If a proposal to restore Halifax's late-night ferry can survive city council's budget debate, the service could return in time for spring.

On weeknights the ferry runs until  10: 30 p.m. linking downtown Halifax and downtown Dartmouth.

Coun. Gloria McCluskey's moved a motion to extend the ferry's hours as late as midnight or even 1 a.m.

"It's a service that people can go to a function in Halifax and still come home on the ferry and you don't have people worrying about drinking and driving and taking cars and looking for parking," she said.

Extended hours would be a relief to late night workers like Terrance Jack.

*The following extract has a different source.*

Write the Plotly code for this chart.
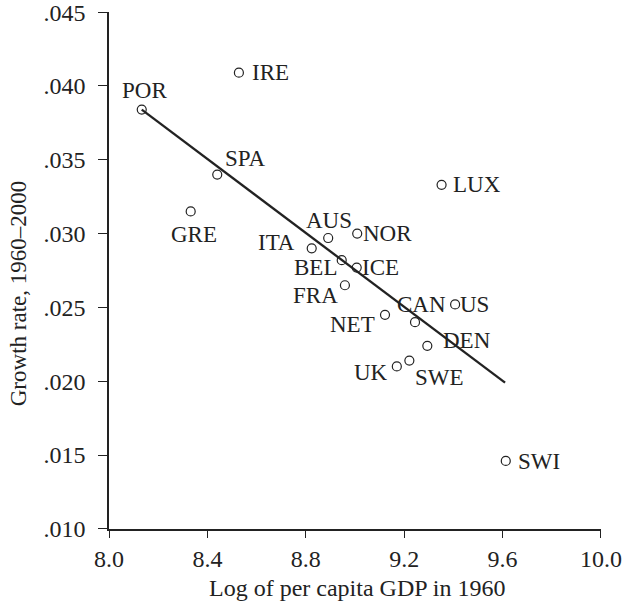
import plotly.graph_objects as go

# ---- data ----
countries = ["POR", "IRE", "SPA", "GRE", "ITA", "AUS", "NOR", "BEL", "ICE",
             "FRA", "NET", "CAN", "US", "DEN", "UK", "SWE", "LUX", "SWI"]
log_gdp_1960 = [8.133, 8.528, 8.440, 8.332, 8.824, 8.891, 9.009, 8.946, 9.007,
                8.959, 9.122, 9.244, 9.407, 9.294, 9.170, 9.221, 9.352, 9.613]
growth_rate = [0.0384, 0.0409, 0.0340, 0.0315, 0.0290, 0.0297, 0.0300, 0.0282, 0.0277,
               0.0265, 0.0245, 0.0240, 0.0252, 0.0224, 0.0210, 0.0214, 0.0333, 0.0146]

fit_x = [8.133, 9.610]
fit_y = [0.0384, 0.0199]

x_ticks = [8.0, 8.4, 8.8, 9.2, 9.6, 10.0]
x_tick_text = ["8.0", "8.4", "8.8", "9.2", "9.6", "10.0"]
y_ticks = [0.010, 0.015, 0.020, 0.025, 0.030, 0.035, 0.040, 0.045]
y_tick_text = [".010", ".015", ".020", ".025", ".030", ".035", ".040", ".045"]

# ---- label placement (style only): anchor, x offset px, y offset px (up) ----
label_style = {
    "POR": ("center", 3, 19), "IRE": ("left", 11, 0), "SPA": ("left", 6, 16),
    "GRE": ("center", 3, -23), "ITA": ("right", -15, 6), "AUS": ("center", 1, 18),
    "NOR": ("left", 4, 0), "BEL": ("right", -3, -7), "ICE": ("left", 3, 0),
    "FRA": ("right", -5, -10), "NET": ("right", -8, -10), "CAN": ("center", 6, 18),
    "US": ("left", 3, 0), "DEN": ("left", 14, 5), "UK": ("right", -7, -6),
    "SWE": ("left", 4, -17), "LUX": ("left", 9, 0), "SWI": ("left", 10, -1),
}

FONT = "Liberation Serif, Times New Roman, serif"
INK = "#222222"

fig = go.Figure()
fig.add_trace(go.Scatter(x=fit_x, y=fit_y, mode="lines",
                         line=dict(color=INK, width=2.3), hoverinfo="skip"))
fig.add_trace(go.Scatter(x=log_gdp_1960, y=growth_rate, mode="markers",
                         marker=dict(symbol="circle-open", size=9,
                                     color=INK, line=dict(width=1.2, color=INK)),
                         text=countries))

for name, xv, yv in zip(countries, log_gdp_1960, growth_rate):
    anchor, dx, dy = label_style[name]
    fig.add_annotation(x=xv, y=yv, xref="x", yref="y", text=name, showarrow=False,
                       xanchor=anchor, yanchor="middle", xshift=dx, yshift=dy,
                       font=dict(family=FONT, size=23, color=INK))

# axis titles
fig.add_annotation(x=0.505, y=0, xref="paper", yref="paper", yshift=-59,
                   text="Log of per capita GDP in 1960", showarrow=False,
                   xanchor="center", yanchor="middle",
                   font=dict(family=FONT, size=24, color=INK))
fig.add_annotation(x=0, y=0.456, xref="paper", yref="paper", xshift=-91,
                   text="Growth rate, 1960–2000", showarrow=False, textangle=-90,
                   xanchor="center", yanchor="middle",
                   font=dict(family=FONT, size=23, color=INK))

fig.update_layout(
    width=625, height=605,
    margin=dict(l=109, r=24, t=12, b=76, autoexpand=False),
    paper_bgcolor="white", plot_bgcolor="white",
    showlegend=False,
    font=dict(family=FONT, size=23, color=INK),
)
fig.update_xaxes(range=[7.9999, 10.0001], tickvals=x_ticks, ticktext=x_tick_text,
                 showgrid=False, zeroline=False, showline=True, linecolor=INK,
                 linewidth=1.6, ticks="outside", ticklen=7, tickwidth=1.3,
                 tickcolor=INK, ticklabelstandoff=0, automargin=False,
                 ticklabeloverflow="allow",
                 tickfont=dict(family=FONT, size=24, color=INK))
fig.update_yaxes(range=[0.00999, 0.04501], tickvals=y_ticks, ticktext=y_tick_text,
                 showgrid=False, zeroline=False, showline=True, linecolor=INK,
                 linewidth=1.6, ticks="outside", ticklen=9, tickwidth=1.3,
                 tickcolor=INK, ticklabelstandoff=8, automargin=False,
                 ticklabeloverflow="allow",
                 tickfont=dict(family=FONT, size=24, color=INK))

fig.write_html("out.html", config={"displayModeBar": False},
               post_script="document.body.style.margin='0';")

"I think it is a fine idea. Myself personally I have two jobs, which requires me to go fairly late in the evening and we close at 11 most days, 1 a.m. others," he said.

Businesses are heralding the proposal as well.

"You're limiting the number of people that can travel back and forth. Especially being down on the waterfront or even people on Argyle Street as well, I am sure they are suffering the same fate as we are," said Todd Abbass, owner of Stayner's Wharf Pub & Grill in Halifax.

The late service was reduced in August. City hall said running the ferry late is expensive and few people are using the service.

Reinstating the runs could cost $150,000. Council is expected to vote on the proposal in April.

Quarter hike

Meanwhile the city's audit and finance committee endorsed Metro Transit's proposed budget on Wednesday including a fare hike for transit users.

It still has to be approved by regional council this spring.

Metro Transit officials have proposed an increase of $0.25 per ride, beginning later this year. If approved, the increase would bring the fare for an adult to $2.50 per ride.

There would also be a 6.2 percent hike for those who use tickets or monthly passes except for university students with a  U-passes.

Metro Transit said the money would allow for automatic stop announcements, fare boxes that recognize smart cards and a system that will tell when the next bus is arriving.

The upgrades could cost $36 million over the next three years.